Beau is a former hockey player with a big secret. He received a life changing medical diagnosis, and ever since then his life has been tipped upside-down. He seems to have given up on life and a future, and feels he doesn’t deserve someone like Mati, and as a result tries to resist his feelings for her. I wasn’t a big fan of Beau’s at first, but he slowly grew on me. As he began to accept his diagnosis and turn his life around, his character became much more likable.
“It’s frustrating to balance on this thin line between us.”
Mati and Beau’s relationship was filled with a lot of angst and pain. Neither of them was really in a good place for a relationship, yet somehow by forming one together, they pulled themselves out of their respective darknesses. Once Beau really lets Mati in, the story shifts. I think they had amazing chemistry, and their banter was fun to read. Their push-pull relationship was frustrating at times, but fit perfectly with the story line.

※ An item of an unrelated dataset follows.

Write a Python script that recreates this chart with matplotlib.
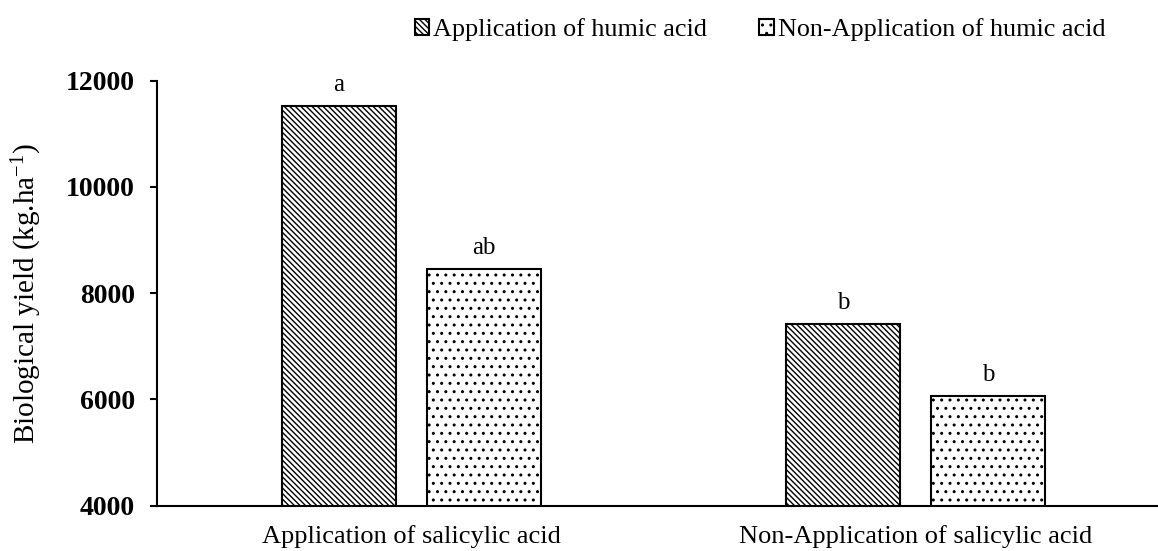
import matplotlib
matplotlib.use('Agg')
import matplotlib.pyplot as plt
import numpy as np

plt.rcParams['font.family'] = ['Liberation Serif', 'DejaVu Serif']
plt.rcParams['mathtext.fontset'] = 'custom'
plt.rcParams['mathtext.rm'] = 'Liberation Serif'
plt.rcParams['mathtext.it'] = 'Liberation Serif:italic'
plt.rcParams['hatch.linewidth'] = 1.0

# data
groups = ['Application of salicylic acid', 'Non-Application of salicylic acid']
series = ['Application of humic acid', 'Non-Application of humic acid']
humic = [11520, 7420]
no_humic = [8455, 6070]
letters_humic = ['a', 'b']
letters_no_humic = ['ab', 'b']

fig = plt.figure(figsize=(11.58, 5.51), dpi=100)
ax = fig.add_axes([157 / 1158, 45.5 / 551, 1 - 157 / 1158, (505.5 - 80.7) / 551])

x = np.arange(len(groups))
w = 0.226
off = 0.1437
b1 = ax.bar(x - off, humic, w, color='white', edgecolor='black', linewidth=1.5,
            hatch='\\' * 6, label=series[0])
b2 = ax.bar(x + off, no_humic, w, color='white', edgecolor='black', linewidth=1.5,
            hatch='..', label=series[1])

for bars, labs in ((b1, letters_humic), (b2, letters_no_humic)):
    for r, t in zip(bars, labs):
        ax.annotate(t, (r.get_x() + r.get_width() / 2, r.get_height()),
                    xytext=(0, 7), textcoords='offset points',
                    ha='center', va='bottom', fontsize=18)

ax.set_ylim(4000, 12000)
ax.set_xlim(-0.5045, 1.48)
ax.set_yticks([4000, 6000, 8000, 10000, 12000])
ax.set_xticks(x)
ax.set_xticklabels(groups, fontsize=19)
for lab in ax.get_yticklabels():
    lab.set_fontweight('bold')
    lab.set_fontsize(20)
ax.tick_params(axis='y', length=5, width=1.5, pad=11)
ax.tick_params(axis='x', length=0, pad=14)
ax.spines['top'].set_visible(False)
ax.spines['right'].set_visible(False)
ax.spines['left'].set_linewidth(1.5)
ax.spines['bottom'].set_linewidth(1.5)

ax.set_ylabel('Biological yield (kg.ha$^{-1}$)', fontsize=21)
ax.yaxis.set_label_coords(-0.113, 0.5)

fig.legend(handles=[b1, b2], loc='center', bbox_to_anchor=(760 / 1158, 1 - 30 / 551),
           ncol=2, frameon=False, fontsize=18.8, handlelength=0.55, handleheight=0.55,
           handletextpad=0.15, columnspacing=2.0)

fig.savefig('out.png', dpi=100)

Overall, I really enjoyed this story. There were times it got so chaotic and the characters were filled with so much turmoil and pain that it got hard to read, but in general it was a beautiful coming of age story. They really figure out what they want to with their lives by the end, which is something every twenty-something wants to happen to them. I would definitely recommend this book, and I can’t wait to read Reagan and Noah’s story!